Reform UK’s new housing and infrastructure spokesperson has said the “pendulum has swung too far” on building safety regulations since the Grenfell fire and indicated his party’s willingness to reassess the system introduced in its aftermath.

Simon Dudley, a fomer Homes England chair and Conservative council leader, joined Reform UK earlier this year and was recently handed a policy brief by its business and energy spokesperson Richard Tice.

SIMON DUDLEY

Simon Dudley, Reform UK’s housing and infrastructure spokesperson

In an interview with Housing Today, to be published tomorrow (2 April), Dudley said “too much regulation” in the UK was “stifling development”.

Dudley, who is also a former chair of for-profit RP Square Roots and the Ebbsfleet Development Corporation, singled out the Building Safety Regulator as an example of something created with the “best of intentions”, but which “effectively is stopping development of high rise buildings”.

Addressing the 2017 Grenfell Tower fire, in which 72 people died, Dudley said that it was “an absolute tragedy” and a “failure of various stakeholders”, but that “the pendulum has swung too far”.

The Building Safety Regulator, which is one part of a multi-faceted reform of the building safety system post-Grenfell, took over the regulation of high-risk buildings in 2023.

However, it has drawn ire for its failure to process cases within statutory requirements, leading to an overhaul last year.

“People die on the roads because people drive cars, but we’re not stopping people driving cars,” he said. “So why are we stopping houses being built because of previous tragic deaths?”

Other aspects of the wide-ranging building safety reforms introduced since Grenfell include clearer legal duties for building owners, expanded risk assessment requirements and tighter product safety rules.
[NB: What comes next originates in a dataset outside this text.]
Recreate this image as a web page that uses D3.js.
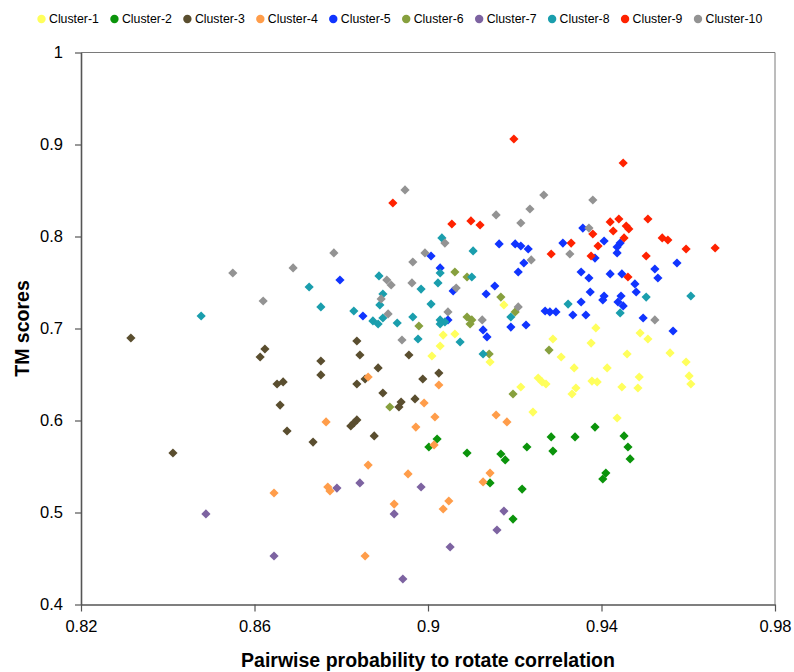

The reform process is ongoing and is expected to lead to the creation of a single regulator for construction, as well as increased regulation of certain professions. 

Asked whether Reform UK would repeal or strip back the raft of building safety reforms introduced since Grenfell, Dudley said that this was ”a policy decision we will arrive at”.

He added: “In the case of the Building Safety Regulator, can you modify it so it both performs faster, does its job, properly, protects people, but doesn’t stop development?

“Or is the solution which has been arrived at there so incorrect that you need to do something more dramatic with the Building Safety Regulator?

“We’re looking at that and clearly we’re very aware of the emotional and political sensitivity around that, given the Grenfell backdrop.”